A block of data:
################
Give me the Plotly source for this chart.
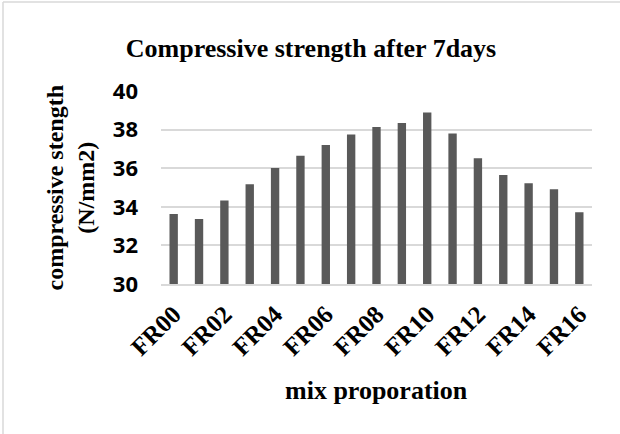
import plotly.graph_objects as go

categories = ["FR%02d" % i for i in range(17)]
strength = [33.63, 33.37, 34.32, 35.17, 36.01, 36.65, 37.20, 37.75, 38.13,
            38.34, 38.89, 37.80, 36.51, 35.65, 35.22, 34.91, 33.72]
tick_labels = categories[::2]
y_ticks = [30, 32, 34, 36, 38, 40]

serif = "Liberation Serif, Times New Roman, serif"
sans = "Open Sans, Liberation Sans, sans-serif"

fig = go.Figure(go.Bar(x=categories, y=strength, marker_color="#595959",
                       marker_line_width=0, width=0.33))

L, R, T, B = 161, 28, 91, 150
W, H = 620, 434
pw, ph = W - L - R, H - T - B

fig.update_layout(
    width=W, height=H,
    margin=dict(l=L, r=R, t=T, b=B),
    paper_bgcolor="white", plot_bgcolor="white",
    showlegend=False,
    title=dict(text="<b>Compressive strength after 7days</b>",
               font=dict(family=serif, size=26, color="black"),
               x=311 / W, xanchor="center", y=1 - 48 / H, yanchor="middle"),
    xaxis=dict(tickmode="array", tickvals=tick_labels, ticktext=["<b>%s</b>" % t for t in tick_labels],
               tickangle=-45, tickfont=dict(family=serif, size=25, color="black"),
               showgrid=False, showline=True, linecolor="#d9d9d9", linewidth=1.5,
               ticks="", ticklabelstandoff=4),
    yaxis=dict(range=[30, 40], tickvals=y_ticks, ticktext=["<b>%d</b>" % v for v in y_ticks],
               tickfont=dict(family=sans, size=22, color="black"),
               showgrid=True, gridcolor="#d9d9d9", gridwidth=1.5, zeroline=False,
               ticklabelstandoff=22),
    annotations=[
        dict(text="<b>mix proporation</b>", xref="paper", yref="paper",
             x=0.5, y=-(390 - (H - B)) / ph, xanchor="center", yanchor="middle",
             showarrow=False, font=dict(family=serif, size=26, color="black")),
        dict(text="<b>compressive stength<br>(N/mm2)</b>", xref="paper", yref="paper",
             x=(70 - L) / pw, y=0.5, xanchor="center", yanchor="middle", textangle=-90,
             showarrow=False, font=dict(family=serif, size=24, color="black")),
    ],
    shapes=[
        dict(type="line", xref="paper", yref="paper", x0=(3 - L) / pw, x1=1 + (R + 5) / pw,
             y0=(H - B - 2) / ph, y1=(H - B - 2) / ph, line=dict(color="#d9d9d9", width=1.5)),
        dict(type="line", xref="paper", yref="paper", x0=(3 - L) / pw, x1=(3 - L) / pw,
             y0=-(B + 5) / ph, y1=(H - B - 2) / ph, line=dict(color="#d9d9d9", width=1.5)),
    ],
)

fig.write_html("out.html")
################
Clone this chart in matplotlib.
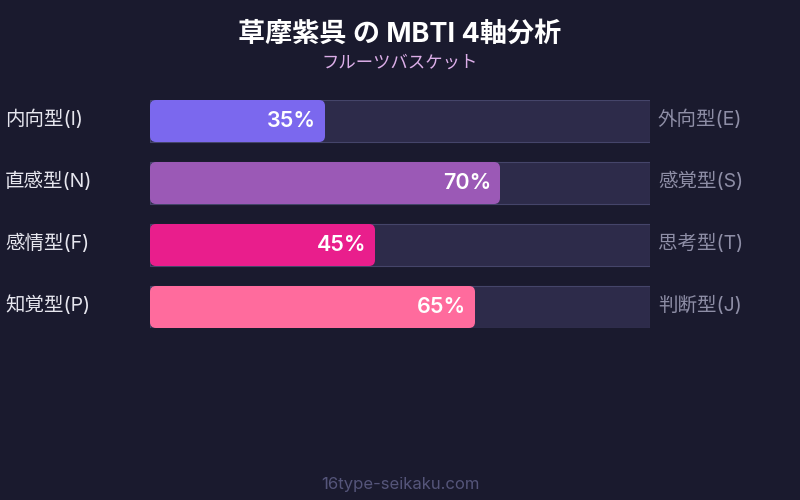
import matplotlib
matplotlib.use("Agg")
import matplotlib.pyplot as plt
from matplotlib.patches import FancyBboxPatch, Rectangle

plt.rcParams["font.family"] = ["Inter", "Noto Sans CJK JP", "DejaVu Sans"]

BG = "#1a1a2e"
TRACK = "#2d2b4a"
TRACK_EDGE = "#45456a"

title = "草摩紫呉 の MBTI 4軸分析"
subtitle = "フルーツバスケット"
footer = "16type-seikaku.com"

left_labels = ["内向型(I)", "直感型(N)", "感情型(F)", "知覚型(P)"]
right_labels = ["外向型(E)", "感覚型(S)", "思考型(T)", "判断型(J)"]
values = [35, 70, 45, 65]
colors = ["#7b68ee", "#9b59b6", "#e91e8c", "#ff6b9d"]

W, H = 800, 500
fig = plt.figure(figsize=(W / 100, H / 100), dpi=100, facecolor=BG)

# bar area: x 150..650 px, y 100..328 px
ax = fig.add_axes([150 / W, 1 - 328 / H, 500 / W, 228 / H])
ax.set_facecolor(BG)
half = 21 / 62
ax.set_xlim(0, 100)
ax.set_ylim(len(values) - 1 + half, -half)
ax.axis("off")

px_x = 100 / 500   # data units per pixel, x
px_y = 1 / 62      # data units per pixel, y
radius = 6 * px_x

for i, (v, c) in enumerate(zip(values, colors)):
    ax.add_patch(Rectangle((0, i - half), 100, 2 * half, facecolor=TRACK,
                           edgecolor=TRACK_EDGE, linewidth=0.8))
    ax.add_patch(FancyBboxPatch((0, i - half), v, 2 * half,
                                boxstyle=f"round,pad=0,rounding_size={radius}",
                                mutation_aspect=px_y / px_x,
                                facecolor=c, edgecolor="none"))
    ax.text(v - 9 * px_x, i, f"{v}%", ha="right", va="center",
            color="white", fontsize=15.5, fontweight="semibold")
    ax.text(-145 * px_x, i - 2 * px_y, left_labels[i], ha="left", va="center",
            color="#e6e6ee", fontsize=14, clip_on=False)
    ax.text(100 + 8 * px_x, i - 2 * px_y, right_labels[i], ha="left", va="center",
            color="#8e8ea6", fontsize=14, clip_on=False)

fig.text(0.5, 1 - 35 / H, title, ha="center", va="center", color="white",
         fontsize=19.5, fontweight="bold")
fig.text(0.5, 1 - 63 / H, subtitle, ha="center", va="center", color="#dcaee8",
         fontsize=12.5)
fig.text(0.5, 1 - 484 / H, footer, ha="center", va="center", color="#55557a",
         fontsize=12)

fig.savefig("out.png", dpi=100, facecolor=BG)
################
§ What the task asks:
Show each line of the listing that holds the string "chart".

§ The response:
Give me the Plotly source for this chart.
Clone this chart in matplotlib.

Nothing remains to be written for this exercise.